Around The Loop: “The American Nightmare” Cody Rhodes Returns to WWE and Delivers

I swore I wasn’t going to watch Wrestlemania 38 this year.

In the chat group I share with BBP!’s Sachin Hingoo and Jeffery X Martin, we constantly discussed our lack of interest in the big show, but when the day finally arrived I found myself subscribing to WWE Network for a month.

I did it with some shame, mind you. Here I was, going back on my constant declaration that there’s no way I was going to sit through Wrestlemania, even the supposed return of Cody Rhodes to the company he’s spent the last six years removing himself from wasn’t going to do it.

At the end of the day, I was full of crap, because come the first night of the “most stupendous” Wrestlemania, I DID want to see Cody Rhodes in a WWE ring again, mainly to see how he would be treated by the company and how the large gathering of fans would respond to him.

Though I’ve been watching professional wrestling for almost forty years (shudder), I’d say I’ve been a more passive fan for the last decade, if not a little longer. I haven’t watched WWE programming regularly, and I only really commit to watching the Royal Rumble and Wrestlemanias. My interest in the backstage side of the business has never wavered though, which is why I’ve maintained a subscription with, even when I haven’t cared to consume the actual WWE product.
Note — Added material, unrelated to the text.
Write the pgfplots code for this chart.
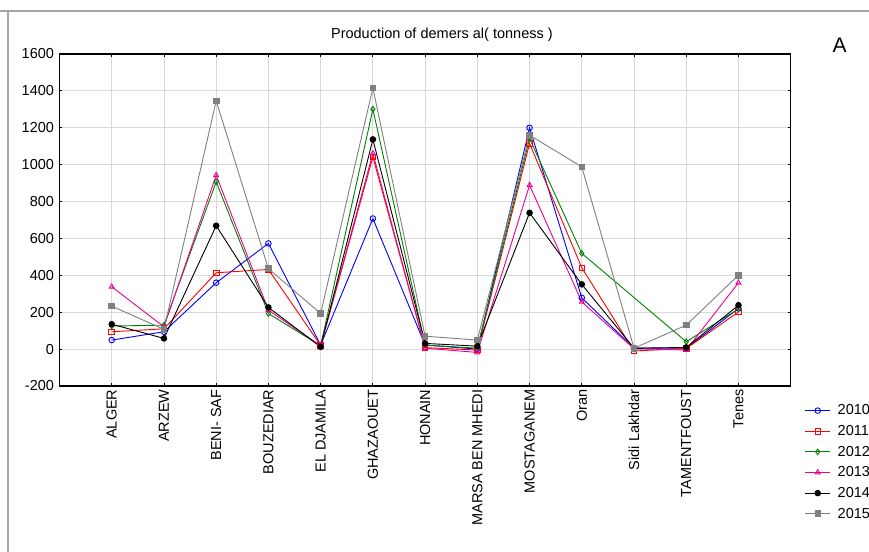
\documentclass[border=0pt]{standalone}
\usepackage{pgfplots}
\pgfplotsset{compat=1.18}
\usepackage{fontspec}
\setmainfont{Liberation Sans}
\definecolor{cgreen}{RGB}{0,128,0}
\definecolor{cgray}{RGB}{128,128,128}
\begin{document}
\begin{tikzpicture}
\begin{axis}[
  scale only axis, width=731.2pt, height=332pt,
  xmin=-1, xmax=13, ymin=-200, ymax=1600,
  xtick={0,...,12},
  xticklabels={ALGER,ARZEW,BENI- SAF,BOUZEDIAR,EL DJAMILA,GHAZAOUET,HONAIN,MARSA BEN MHEDI,MOSTAGANEM,Oran,Sidi Lakhdar,TAMENTFOUST,Tenes},
  xticklabel style={rotate=90, anchor=east, font=\fontsize{14.5}{16}\selectfont},
  ytick={-200,0,200,400,600,800,1000,1200,1400,1600},
  yticklabel style={font=\fontsize{14.5}{16}\selectfont, xshift=-2pt},
  /pgf/number format/assume math mode=true,
  /pgf/number format/1000 sep={},
  grid=major, major grid style={black!15, line width=0.9pt},
  tick align=inside, major tick length=3pt,
  axis line style={line width=1.1pt},
  every tick/.style={black, line width=0.8pt},
  title={Production of demers al( tonness )},
  title style={at={(0.523,1)}, anchor=base, yshift=9pt, font=\fontsize{14.5}{16}\selectfont},
  clip=false,
  legend style={at={(1.019,-0.05)}, anchor=north west, draw=none, fill=none,
    font=\fontsize{14.5}{16}\selectfont, row sep=5pt, inner sep=0pt},
  legend cell align=left,
  legend image code/.code={\draw[mark repeat=2,mark phase=2] plot coordinates {(0pt,0pt) (12.5pt,0pt) (25pt,0pt)};},
  every axis plot/.append style={line width=0.9pt, mark size=2.8pt},
]
\addplot[blue, mark=o, mark options={fill=white}] coordinates {(0,49) (1,94) (2,360) (3,573) (4,22) (5,708) (6,22) (7,0) (8,1200) (9,278) (10,5) (11,5) (12,220)};
\addlegendentry{\hspace{5pt}2010}
\addplot[red, mark=square, mark options={fill=white}] coordinates {(0,94) (1,110) (2,414) (3,432) (4,20) (5,1042) (6,8) (7,-5) (8,1115) (9,441) (10,-10) (11,3) (12,202)};
\addlegendentry{\hspace{5pt}2011}
\addplot[cgreen, mark=diamond, mark options={fill=white}] coordinates {(0,125) (1,130) (2,907) (3,193) (4,18) (5,1301) (6,22) (7,5) (8,1142) (9,519) (10,nan) (11,40) (12,218)};
\addlegendentry{\hspace{5pt}2012}
\addplot[magenta, mark=triangle, mark options={fill=white}] coordinates {(0,338) (1,121) (2,943) (3,211) (4,18) (5,1061) (6,5) (7,-18) (8,889) (9,256) (10,2) (11,-5) (12,360)};
\addlegendentry{\hspace{5pt}2013}
\addplot[black, mark=*] coordinates {(0,135) (1,58) (2,669) (3,226) (4,12) (5,1137) (6,31) (7,16) (8,739) (9,351) (10,5) (11,9) (12,238)};
\addlegendentry{\hspace{5pt}2014}
\addplot[cgray, mark=square*] coordinates {(0,233) (1,107) (2,1346) (3,436) (4,193) (5,1416) (6,70) (7,49) (8,1160) (9,988) (10,5) (11,130) (12,401)};
\addlegendentry{\hspace{5pt}2015}
\node[font=\fontsize{21}{24}\selectfont] at (rel axis cs:1.067,1.027) {A};
\draw[black!35, line width=1.5pt] (rel axis cs:-0.0814,1.1295) -- (rel axis cs:1.107,1.1295);
\draw[black!35, line width=1.5pt] (rel axis cs:-0.0704,1.1295) -- (rel axis cs:-0.0704,-0.5);
\end{axis}
\pgfresetboundingbox
\path[use as bounding box] ([shift={(-59.5pt,-165pt)}]current axis.south west) rectangle ++(869pt,551pt);
\end{tikzpicture}
\end{document}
My love for actually watching pro wrestling was reignited last summer when CM Punk returned to the wrestling world; not with WWE, though, but with Tony Khan’s All Elite Wrestling. While Punk was the bait, it was AEW’s incredible roster of talent and in-ring presentation that really hooked me in. Each week on Dynamite, AEW was and is putting on what I feel are pay-per-view quality shows, complete with stories that make sense and don’t insult my intelligence. I love that Khan and company treat wrestling with the respect of a genuine sport in its presentation. They even have win-loss records, which in theory would seem silly since said records are predetermined, but damn it if I don’t actually check to see who’s in the top five every week.
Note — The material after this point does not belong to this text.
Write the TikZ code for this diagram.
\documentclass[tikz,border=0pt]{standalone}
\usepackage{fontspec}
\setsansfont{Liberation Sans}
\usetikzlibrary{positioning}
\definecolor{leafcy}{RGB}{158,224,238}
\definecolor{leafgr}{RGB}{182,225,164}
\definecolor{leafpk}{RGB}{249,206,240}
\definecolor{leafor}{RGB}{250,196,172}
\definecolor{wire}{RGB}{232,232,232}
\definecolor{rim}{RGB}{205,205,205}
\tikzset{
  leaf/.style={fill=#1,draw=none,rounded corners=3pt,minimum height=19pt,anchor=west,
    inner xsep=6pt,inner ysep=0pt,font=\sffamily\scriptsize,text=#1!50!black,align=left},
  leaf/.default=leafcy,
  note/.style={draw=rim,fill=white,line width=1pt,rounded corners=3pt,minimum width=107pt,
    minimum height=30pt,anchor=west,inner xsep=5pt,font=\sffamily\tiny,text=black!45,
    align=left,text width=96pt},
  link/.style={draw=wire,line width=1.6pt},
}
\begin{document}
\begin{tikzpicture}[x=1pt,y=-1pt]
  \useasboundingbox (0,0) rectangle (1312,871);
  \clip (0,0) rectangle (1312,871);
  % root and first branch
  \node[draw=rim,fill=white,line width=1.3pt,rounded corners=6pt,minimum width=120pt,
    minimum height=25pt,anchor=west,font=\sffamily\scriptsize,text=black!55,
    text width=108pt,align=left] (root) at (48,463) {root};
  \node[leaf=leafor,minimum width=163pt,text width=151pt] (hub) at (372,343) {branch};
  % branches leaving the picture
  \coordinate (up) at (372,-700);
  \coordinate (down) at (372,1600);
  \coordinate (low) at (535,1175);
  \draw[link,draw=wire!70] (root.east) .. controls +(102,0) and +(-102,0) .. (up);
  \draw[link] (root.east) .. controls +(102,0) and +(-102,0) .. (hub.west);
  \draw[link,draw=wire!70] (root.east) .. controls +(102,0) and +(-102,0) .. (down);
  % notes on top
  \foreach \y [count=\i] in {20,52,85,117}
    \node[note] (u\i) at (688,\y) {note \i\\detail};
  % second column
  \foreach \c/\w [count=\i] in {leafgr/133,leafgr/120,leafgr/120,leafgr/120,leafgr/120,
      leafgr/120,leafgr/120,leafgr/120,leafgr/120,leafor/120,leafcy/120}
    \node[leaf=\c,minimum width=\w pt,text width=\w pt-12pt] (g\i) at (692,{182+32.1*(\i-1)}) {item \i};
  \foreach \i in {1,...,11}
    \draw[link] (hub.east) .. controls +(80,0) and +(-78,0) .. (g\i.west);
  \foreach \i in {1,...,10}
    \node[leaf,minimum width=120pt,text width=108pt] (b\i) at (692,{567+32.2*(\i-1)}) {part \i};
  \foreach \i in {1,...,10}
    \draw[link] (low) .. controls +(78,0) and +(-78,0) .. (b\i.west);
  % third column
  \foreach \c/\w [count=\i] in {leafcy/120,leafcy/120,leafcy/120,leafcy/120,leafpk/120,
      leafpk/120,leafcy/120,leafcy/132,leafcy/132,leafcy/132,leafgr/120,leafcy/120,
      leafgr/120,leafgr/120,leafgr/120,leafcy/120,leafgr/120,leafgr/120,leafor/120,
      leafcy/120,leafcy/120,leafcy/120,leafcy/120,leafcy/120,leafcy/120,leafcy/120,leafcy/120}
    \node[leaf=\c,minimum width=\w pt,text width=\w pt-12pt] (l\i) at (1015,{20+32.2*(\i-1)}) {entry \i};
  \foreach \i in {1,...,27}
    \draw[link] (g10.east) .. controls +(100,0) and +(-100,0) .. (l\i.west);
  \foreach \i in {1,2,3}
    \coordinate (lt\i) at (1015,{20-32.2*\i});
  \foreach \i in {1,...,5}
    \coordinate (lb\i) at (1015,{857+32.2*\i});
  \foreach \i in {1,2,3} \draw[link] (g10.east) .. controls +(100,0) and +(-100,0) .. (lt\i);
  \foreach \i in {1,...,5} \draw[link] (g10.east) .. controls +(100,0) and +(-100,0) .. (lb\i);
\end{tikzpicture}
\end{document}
I find myself so committed to AEW as a fan that when it was announced earlier this year that Executive Vice President Cody Rhodes was leaving the company he helped put on the map, I actually felt disappointed and even a little betrayed. Cody had just had a fantastic match with the young Sammy Guevara; in the time that I’d been watching AEW, Cody always delivered in the ring. The issues many had with him seemed to come from backstage stories rather than in-ring ability; the AEW audience had turned on Cody, booing him every time he was out there, and rather than lean in to that reception, Cody refused to turn heel; he even said as much on tv. Throw in multiple stories as to why he left, including money and creative control, and I just felt let down by the situation. When rumours suggested Cody was coming back to WWE and would be Seth Rollins’ mystery opponent, I dug my heels in.
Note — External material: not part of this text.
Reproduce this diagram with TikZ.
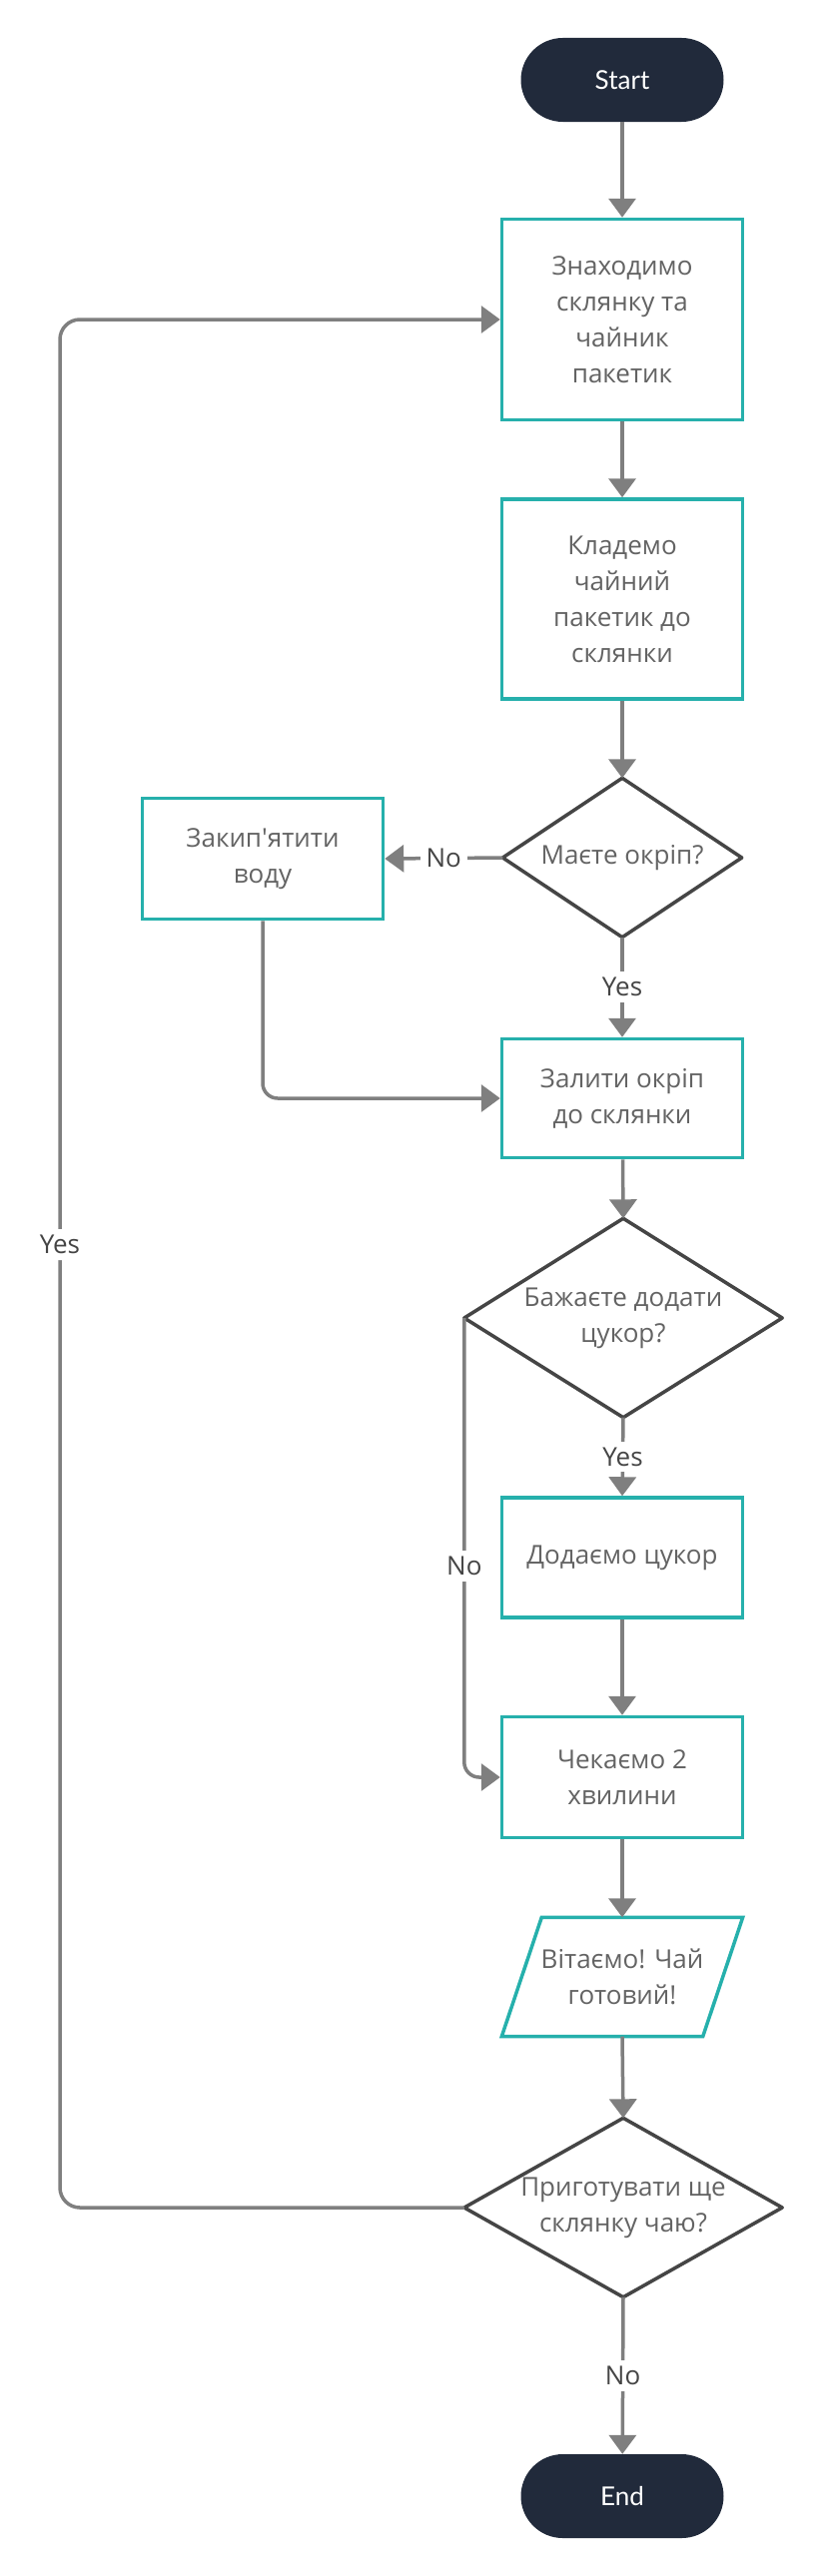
\documentclass[tikz,border=0pt]{standalone}
\usepackage{fontspec}
\setmainfont{Open Sans}
\newfontfamily\latofont{Lato}
\usetikzlibrary{arrows.meta}
\definecolor{tealc}{HTML}{26B0AC}
\definecolor{navy}{HTML}{212A3B}
\definecolor{connc}{HTML}{7F7F7F}
\definecolor{dgray}{HTML}{454545}
\definecolor{txtc}{HTML}{636363}
\begin{document}
\begin{tikzpicture}[x=1pt,y=-1pt,
  proc/.style={draw=tealc, line width=3.5pt, fill=white, minimum width=241pt, inner sep=0pt, text=txtc, align=center, font=\fontsize{26}{36}\selectfont},
  term/.style={fill=navy, rounded corners=42pt, minimum width=203pt, minimum height=84pt, inner sep=0pt, text=white, font=\latofont\fontsize{26}{30}\selectfont},
  dec/.style={inner sep=0pt, align=center, text=txtc, font=\fontsize{26}{36}\selectfont},
  decline/.style={draw=dgray, line width=3.5pt, line join=round},
  arr/.style={draw=connc, line width=3.5pt, -{Triangle[width=27pt,length=19pt]}},
  plain/.style={draw=connc, line width=3.5pt},
  lbl/.style={fill=white, text=dgray, inner sep=6pt, font=\fontsize{26}{30}\selectfont}]
\useasboundingbox (0,0) rectangle (823,2580);

\node[term] (start) at (623,80) {Start};
\node[proc, minimum height=201pt] (b1) at (623,320) {Знаходимо\\склянку та\\чайник\\пакетик};
\node[proc, minimum height=200pt] (b2) at (623,600) {Кладемо\\чайний\\пакетик до\\склянки};
\node[dec, minimum width=239pt, minimum height=159pt] (d1) at (623,859) {Маєте окріп?};
\draw[decline] (d1.north) -- (d1.east) -- (d1.south) -- (d1.west) -- cycle;
\node[proc, minimum height=121pt] (bz) at (263,860) {Закип\textquotesingle ятити\\воду};
\node[proc, minimum height=119pt] (b3) at (623,1100) {Залити окріп\\до склянки};
\node[dec, minimum width=318pt, minimum height=199pt] (d2) at (624,1320) {Бажаєте додати\\цукор?};
\draw[decline] (d2.north) -- (d2.east) -- (d2.south) -- (d2.west) -- cycle;
\node[proc, minimum height=120pt] (b4) at (623,1560) {Додаємо цукор};
\node[proc, minimum height=121pt] (b5) at (623,1780) {Чекаємо 2\\хвилини};
\node[dec, minimum width=241pt, minimum height=119pt] (p) at (623,1980) {Вітаємо! Чай\\готовий!};
\draw[draw=tealc, line width=3.5pt] ([xshift=40pt]p.north west) -- (p.north east) -- ([xshift=-40pt]p.south east) -- (p.south west) -- cycle;
\node[dec, minimum width=318pt, minimum height=179pt] (d3) at (624,2211) {Приготувати ще\\склянку чаю?};
\draw[decline] (d3.north) -- (d3.east) -- (d3.south) -- (d3.west) -- cycle;
\node[term] (end) at (623,2500) {End};
\coordinate (lx) at (60,0);

\draw[arr] (start) -- (b1);
\draw[arr] (b1) -- (b2);
\draw[arr] (b2) -- (d1.north);
\draw[arr] (d1.west) -- node[lbl]{No} (bz.east);
\draw[arr] (d1.south) -- node[lbl]{Yes} (b3.north);
\draw[arr, rounded corners=15pt] (bz.south) -- (bz.south |- b3.west) -- (b3.west);
\draw[arr] (b3) -- (d2.north);
\draw[arr] (d2.south) -- node[lbl]{Yes} (b4.north);
\draw[arr, rounded corners=15pt] (d2.west) -- node[lbl, pos=0.54]{No} (d2.west |- b5.west) -- (b5.west);
\draw[arr] (b4) -- (b5);
\draw[arr] (b5) -- (p.north);
\draw[arr] (p.south) -- (d3.north);
\draw[arr] (d3.south) -- node[lbl]{No} (end);
\draw[arr, rounded corners=20pt] (d3.west) -- (d3.west -| lx) -- node[lbl, pos=0.51]{Yes} (lx |- b1.west) -- (b1.west);
\end{tikzpicture}
\end{document}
That didn’t last long, and I’m glad I changed my tune.

From the moment his AEW music hit, “The American Nightmare” Cody Rhodes looked like a real star on the grandest stage of them all. The announcers put his return to WWE over as a massive deal, and in the ring against Seth Rollins he delivered. The WWE Universe also responded positively to Rhodes, cheering for him in a way he hadn’t heard in a long time. His match with Rollins was my favourite of the first night of Wrestlemania 38, and I think many fans probably had the same reaction.

What comes next for Cody Rhodes will prove to be extremely interesting. In an article with Variety, published immediately following his match and a clear indication that WWE is actually willing to treat him like a star, at least for now, Cody alludes to his desire to win the WWE Heavyweight Championship, something that eluded his legendary father, Dusty Rhodes. In the same article, Rhodes suggests that WWE’s Vince McMahon, Bruce Pritchard, and Nick Khan have brought him in for who he’s become, not to change him into a new or different character. In this instance, Cody is probably saying all the right things, but anybody who knows anything about WWE and pro wrestling is that promises and commitments can change on a dime. If in six months time, he’s back in his old Stardust getup, I don’t think anybody will be shocked.

In the meantime, though, following his first match back, I was left thinking that Cody Rhodes does have a lot to offer WWE. From an in-ring standpoint, he’s outstanding and, if he can find a way to connect with the fans, he gives the company a high profile babyface, one who can also be trusted to make the company look good with personal appearances, etc. While AEW hasn’t missed a single step since he left, it seems to me that WWE needs a character like the one they let Cody Rhodes be last night at Wrestlemania 38.

Is all of this enough to get me to tune into WWE Monday Night Raw? I’ve learned my lesson, I hope, about making blanket statements so I’ll just say…maybe?